Task goal
Copy out all lines that carry the word "this".

[Source code of charts]

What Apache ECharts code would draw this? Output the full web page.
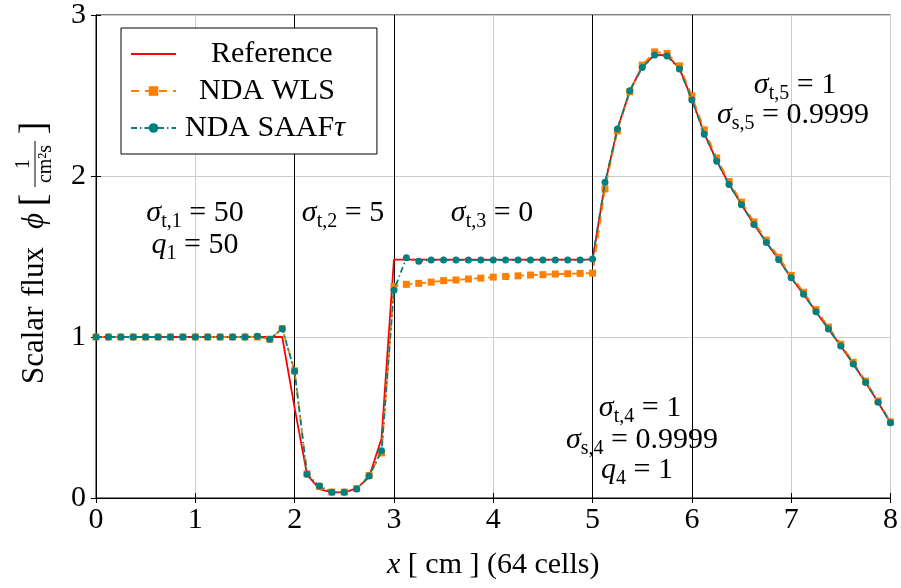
<!DOCTYPE html>
<html>
<head>
<meta charset="utf-8">
<script src="https://cdn.jsdelivr.net/npm/echarts@6/dist/echarts.min.js"></script>
<style>
  html, body { margin: 0; padding: 0; background: #ffffff; }
  #chart { width: 901px; height: 588px; }
</style>
</head>
<body>
<div id="chart"></div>
<script>
// Cell positions of the 64-cell mesh (cm)
const cellX = [
  0.000, 0.125, 0.250, 0.375, 0.500, 0.625, 0.750, 0.875,
  1.000, 1.125, 1.250, 1.375, 1.500, 1.625, 1.750, 1.875,
  2.000, 2.125, 2.250, 2.375, 2.500, 2.625, 2.750, 2.875,
  3.000, 3.125, 3.250, 3.375, 3.500, 3.625, 3.750, 3.875,
  4.000, 4.125, 4.250, 4.375, 4.500, 4.625, 4.750, 4.875,
  5.000, 5.125, 5.250, 5.375, 5.500, 5.625, 5.750, 5.875,
  6.000, 6.125, 6.250, 6.375, 6.500, 6.625, 6.750, 6.875,
  7.000, 7.125, 7.250, 7.375, 7.500, 7.625, 7.750, 7.875,
  8.000
];

// Scalar flux, reference transport solution
const referenceFlux = [
  1.000, 1.000, 1.000, 1.000, 1.000, 1.000, 1.000, 1.000,
  1.000, 1.000, 1.000, 1.000, 1.000, 1.000, 1.000, 1.000,
  0.560, 0.145, 0.055, 0.035, 0.035, 0.060, 0.130, 0.370,
  1.480, 1.480, 1.480, 1.480, 1.480, 1.480, 1.480, 1.480,
  1.480, 1.480, 1.480, 1.480, 1.480, 1.480, 1.480, 1.480,
  1.480, 1.950, 2.290, 2.530, 2.680, 2.752, 2.750, 2.668,
  2.478, 2.265, 2.095, 1.950, 1.823, 1.700, 1.588, 1.481,
  1.368, 1.265, 1.157, 1.050, 0.944, 0.833, 0.717, 0.595,
  0.467
];

// Scalar flux, NDA with weighted least squares
const wlsFlux = [
  1.000, 1.000, 1.000, 1.000, 1.000, 1.000, 1.000, 1.000,
  1.000, 1.000, 1.000, 1.000, 1.000, 1.000, 0.986, 1.052,
  0.790, 0.150, 0.072, 0.037, 0.037, 0.058, 0.140, 0.280,
  1.314, 1.327, 1.333, 1.341, 1.350, 1.354, 1.360, 1.366,
  1.372, 1.376, 1.380, 1.385, 1.387, 1.391, 1.393, 1.395,
  1.397, 1.920, 2.280, 2.523, 2.689, 2.771, 2.761, 2.684,
  2.498, 2.287, 2.112, 1.965, 1.838, 1.715, 1.602, 1.495,
  1.382, 1.278, 1.170, 1.062, 0.955, 0.843, 0.726, 0.603,
  0.473
];

// Scalar flux, NDA with SAAF tau stabilisation
const saafFlux = [
  1.000, 1.000, 1.000, 1.000, 1.000, 1.000, 1.000, 1.000,
  1.000, 1.000, 1.000, 1.000, 1.000, 1.004, 0.986, 1.052,
  0.787, 0.147, 0.074, 0.035, 0.035, 0.056, 0.136, 0.293,
  1.290, 1.492, 1.471, 1.478, 1.478, 1.478, 1.478, 1.478,
  1.478, 1.478, 1.478, 1.478, 1.478, 1.478, 1.478, 1.478,
  1.485, 1.961, 2.292, 2.529, 2.674, 2.751, 2.746, 2.664,
  2.472, 2.260, 2.092, 1.947, 1.821, 1.699, 1.587, 1.480,
  1.368, 1.265, 1.157, 1.050, 0.944, 0.833, 0.717, 0.595,
  0.467
];

// Material region interfaces (cm)
const regionEdges = [2, 3, 5, 6];

const FONT = '"Liberation Serif", "Times New Roman", serif';

function pairs(xs, ys) {
  return xs.map((x, i) => [x, ys[i]]);
}

// Rich-text styles for the region annotations (italic symbol, upright subscript)
const mathRich = {
  m: { fontFamily: FONT, fontSize: 30, fontStyle: 'italic', lineHeight: 38, fill: '#000' },
  s: { fontFamily: FONT, fontSize: 20, lineHeight: 20, verticalAlign: 'bottom', fill: '#000' },
  n: { fontFamily: FONT, fontSize: 30, lineHeight: 38, fill: '#000' }
};

function mathText(text, x, y) {
  return {
    type: 'text',
    silent: true,
    z: 50,
    style: {
      text: text,
      x: x,
      y: y,
      align: 'center',
      verticalAlign: 'middle',
      rich: mathRich,
      fill: '#000'
    }
  };
}

const annotations = [
  mathText('{m|σ}{s|t,1}{n| = 50}', 195, 213),
  mathText('{m|q}{s|1}{n| = 50}', 195, 245),
  mathText('{m|σ}{s|t,2}{n| = 5}', 343, 213),
  mathText('{m|σ}{s|t,3}{n| = 0}', 492, 213),
  mathText('{m|σ}{s|t,4}{n| = 1}', 640, 408),
  mathText('{m|σ}{s|s,4}{n| = 0.9999}', 642, 440),
  mathText('{m|q}{s|4}{n| = 1}', 637, 470),
  mathText('{m|σ}{s|t,5}{n| = 1}', 795, 85),
  mathText('{m|σ}{s|s,5}{n| = 0.9999}', 793, 115)
];

// Rotated y-axis title: Scalar flux ϕ [1 / cm²s]
const yTitle = {
  type: 'group',
  x: 35,
  y: 384,
  rotation: Math.PI / 2,
  silent: true,
  children: [
    { type: 'text', style: { text: 'Scalar', x: 0, y: 0, font: '31px ' + FONT, align: 'left', verticalAlign: 'middle', fill: '#000' } },
    { type: 'text', style: { text: 'flux', x: 87, y: 0, font: '31px ' + FONT, align: 'left', verticalAlign: 'middle', fill: '#000' } },
    { type: 'text', style: { text: 'ϕ', x: 163, y: 0, font: 'italic 31px ' + FONT, align: 'center', verticalAlign: 'middle', fill: '#000' } },
    { type: 'text', style: { text: '[', x: 184, y: 0, font: '38px ' + FONT, align: 'center', verticalAlign: 'middle', fill: '#000' } },
    { type: 'text', style: { text: '1', x: 220, y: -11, font: '20px ' + FONT, align: 'center', verticalAlign: 'middle', fill: '#000' } },
    { type: 'line', shape: { x1: 197, y1: 0, x2: 243, y2: 0 }, style: { stroke: '#000', lineWidth: 1 } },
    { type: 'text', style: { text: 'cm²s', x: 220, y: 11, font: '20px ' + FONT, align: 'center', verticalAlign: 'middle', fill: '#000' } },
    { type: 'text', style: { text: ']', x: 256, y: 0, font: '38px ' + FONT, align: 'center', verticalAlign: 'middle', fill: '#000' } }
  ]
};

const chart = echarts.init(document.getElementById('chart'), null, { renderer: 'canvas' });

const axisLabelStyle = { fontFamily: FONT, fontSize: 30, color: '#000' };

chart.setOption({
  animation: false,
  backgroundColor: '#ffffff',
  grid: {
    left: 96, right: 10, top: 14, bottom: 90,
    show: true, borderColor: '#000', borderWidth: 1, backgroundColor: 'transparent'
  },
  legend: {
    orient: 'vertical',
    left: 121,
    top: 28,
    padding: [11, 32, 11, 9],
    itemWidth: 45,
    itemHeight: 12,
    itemGap: 7,
    borderColor: '#000',
    borderWidth: 1,
    backgroundColor: '#ffffff',
    selectedMode: false,
    textStyle: { fontFamily: FONT, fontSize: 30, color: '#000', lineHeight: 30 },
    formatter: function (name) {
      if (name === 'NDA SAAFτ') return '{t|NDA SAAF}{i|τ}';
      return '{t|' + name + '}';
    },
    data: [
      {
        name: 'Reference',
        itemStyle: { color: 'rgba(0,0,0,0)', borderWidth: 0, opacity: 0 },
        lineStyle: { color: '#ff0000', width: 2, opacity: 1 },
        textStyle: { padding: [0, 0, 0, 30], rich: { t: { fontFamily: FONT, fontSize: 30 } } }
      },
      {
        name: 'NDA WLS',
        lineStyle: { width: 2 },
        textStyle: { padding: [0, 0, 0, 18], rich: { t: { fontFamily: FONT, fontSize: 30 } } }
      },
      {
        name: 'NDA SAAFτ',
        lineStyle: { width: 2 },
        textStyle: { padding: [0, 0, 0, 4], rich: { t: { fontFamily: FONT, fontSize: 30 }, i: { fontFamily: FONT, fontSize: 30, fontStyle: 'italic' } } }
      }
    ]
  },
  xAxis: [{
    type: 'value',
    min: 0, max: 8, interval: 1,
    name: '{i|x} [ cm ] (64 cells)',
    nameLocation: 'middle',
    nameGap: 52,
    nameTextStyle: {
      fontFamily: FONT, fontSize: 30, color: '#000',
      rich: { i: { fontFamily: FONT, fontSize: 30, fontStyle: 'italic' } }
    },
    axisLine: { show: true, onZero: false, lineStyle: { color: '#000', width: 1 } },
    axisTick: { show: true, inside: true, length: 5, lineStyle: { color: '#000' } },
    axisLabel: Object.assign({ margin: 7 }, axisLabelStyle),
    splitLine: { show: true, lineStyle: { color: '#cccccc', width: 1 } }
  }, {
    type: 'value', position: 'top',
    min: 0, max: 8, interval: 1,
    axisLine: { show: true, lineStyle: { color: '#000' } },
    axisTick: { show: true, inside: true, length: 5, lineStyle: { color: '#000' } },
    axisLabel: { show: false },
    splitLine: { show: false }
  }],
  yAxis: [{
    type: 'value',
    min: 0, max: 3, interval: 1,
    axisLine: { show: true, onZero: false, lineStyle: { color: '#000', width: 1 } },
    axisTick: { show: true, inside: true, length: 5, lineStyle: { color: '#000' } },
    axisLabel: Object.assign({ margin: 10 }, axisLabelStyle),
    splitLine: { show: true, lineStyle: { color: '#cccccc', width: 1 } }
  }, {
    type: 'value', position: 'right',
    min: 0, max: 3, interval: 1,
    axisLine: { show: true, lineStyle: { color: '#000' } },
    axisTick: { show: true, inside: true, length: 5, lineStyle: { color: '#000' } },
    axisLabel: { show: false },
    splitLine: { show: false }
  }],
  series: [
    {
      name: 'Reference',
      type: 'line',
      data: pairs(cellX, referenceFlux),
      symbol: 'none',
      color: '#ff0000',
      lineStyle: { color: '#ff0000', width: 1.8, type: 'solid' },
      emphasis: { disabled: true },
      z: 3,
      markLine: {
        silent: true,
        z: 1,
        symbol: 'none',
        label: { show: false },
        lineStyle: { color: '#000000', width: 1, type: 'solid' },
        data: regionEdges.map(v => ({ xAxis: v }))
      }
    },
    {
      name: 'NDA WLS',
      type: 'line',
      data: pairs(cellX, wlsFlux),
      symbol: 'rect',
      symbolSize: 7,
      showAllSymbol: true,
      color: '#ff8000',
      itemStyle: { color: '#ff8000' },
      lineStyle: { color: '#ff8000', width: 1.8, type: [8, 6] },
      emphasis: { disabled: true },
      z: 4
    },
    {
      name: 'NDA SAAFτ',
      type: 'line',
      data: pairs(cellX, saafFlux),
      symbol: 'circle',
      symbolSize: 7,
      showAllSymbol: true,
      color: '#008080',
      itemStyle: { color: '#008080' },
      lineStyle: { color: '#008080', width: 1.8, type: [6, 3, 1.5, 3] },
      emphasis: { disabled: true },
      z: 5
    }
  ],
  graphic: annotations.concat([yTitle])
});
</script>
</body>
</html>
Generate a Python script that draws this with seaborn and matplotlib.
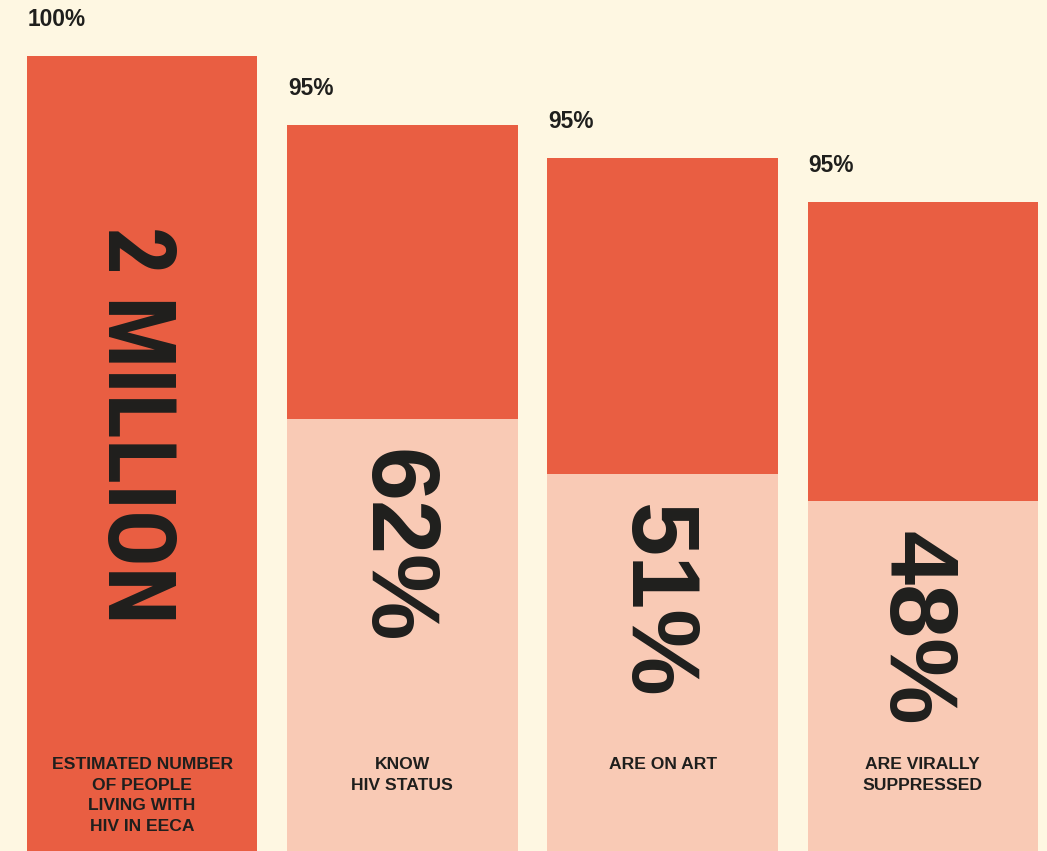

Written response
What Apache ECharts code would draw this? Output the full web page.
Generate a Python script that draws this with seaborn and matplotlib.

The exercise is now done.